I’m using Grafana with a Prometheus datasource. One of the metrics I’m tracking is the rate of RPC errors in my services. Normally the rate is zero, but sometimes I’ll get brief spikes of dozens or hundreds of RPC errors in a minute.
However, I’m finding that the visibility of these spikes changes depending on the zoom level. If I’m zoomed to a day, I might see a spike, but zooming out to three days or seven days might make the spike disappear entirely, resulting in a line reading zero for the whole time period. The zeroed line is misleading, however, since there actually were errors during that time period.
Are there any recommendations or best practices for making sure that short, sharp spikes are visible at all zoom levels? Below is an example query I’ve been using:
sum by (grpc_service, grpc_method, grpc_code) (irate(grpc_server_handled_total{grpc_code="DeadlineExceeded"}[1m]))
Using $__interval does not prevent spikes from disappearing. This is well visualized in the following issue.

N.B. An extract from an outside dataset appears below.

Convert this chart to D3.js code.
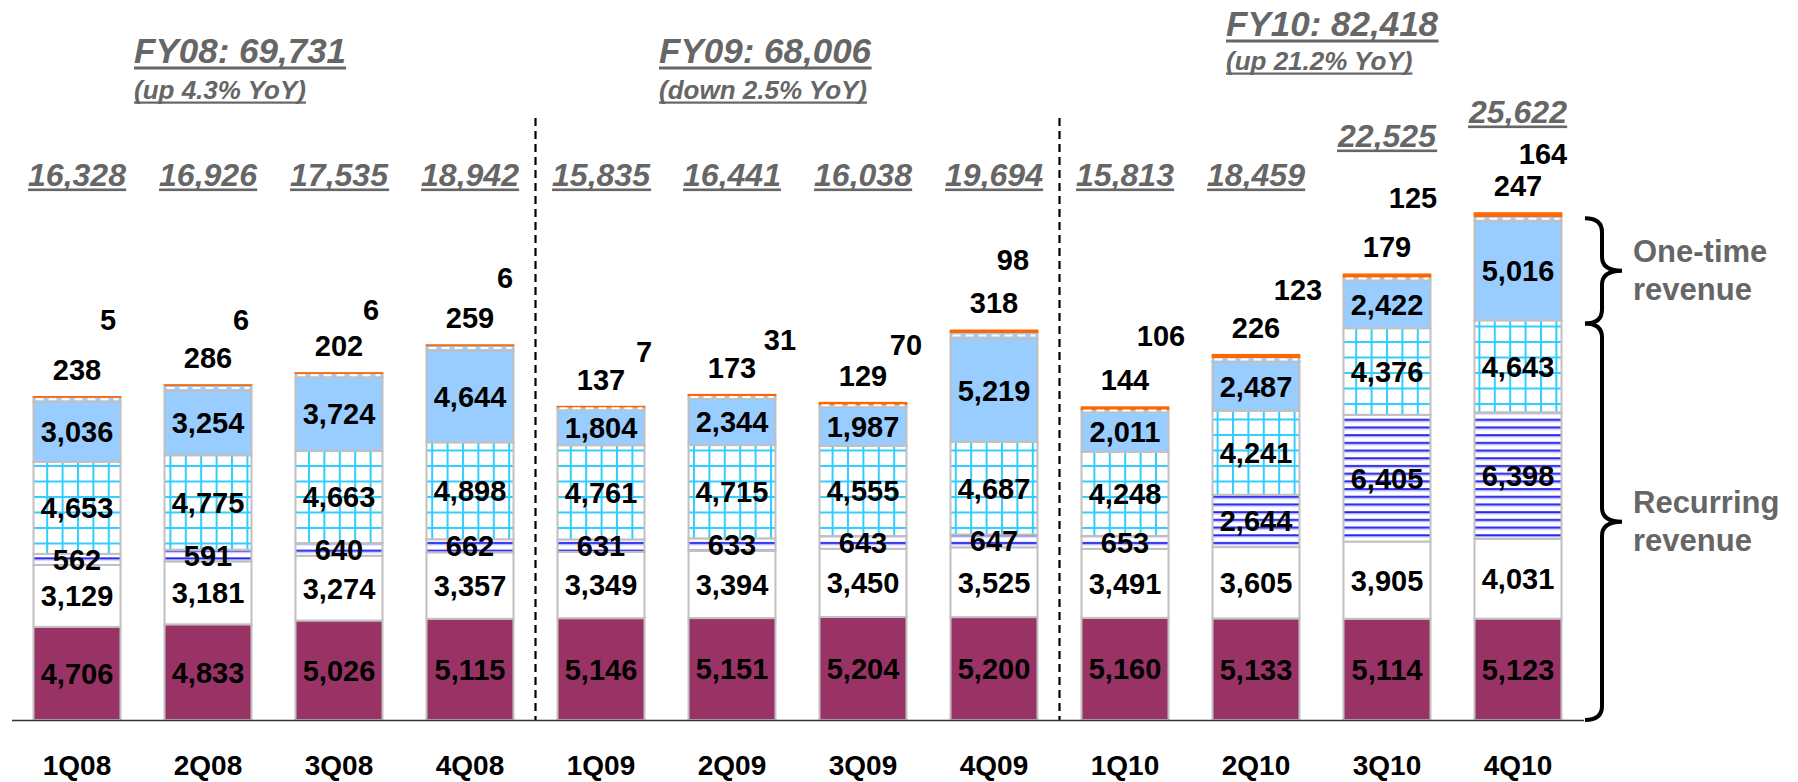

Either the rate function has to include data points outside the given range or Grafana has to provide a value that leads to a slight oversampling. Björn initiated an issue that will solve this https://github.com/grafana/grafana/issues/21417
Just added this comment in case other people that are not that involved stumble upon it
Hi got same issue. My metric usually is 0 but 1-10 times a week it got some spikes. I have Grafana 8.5.21 and Viktoria Metrics as datasource.
My solution was to change Max Data Points parameter in Data Source Query Options.
I had changing it until Interval became 10s , like my scraping period. Since that moment I could see each spike I got.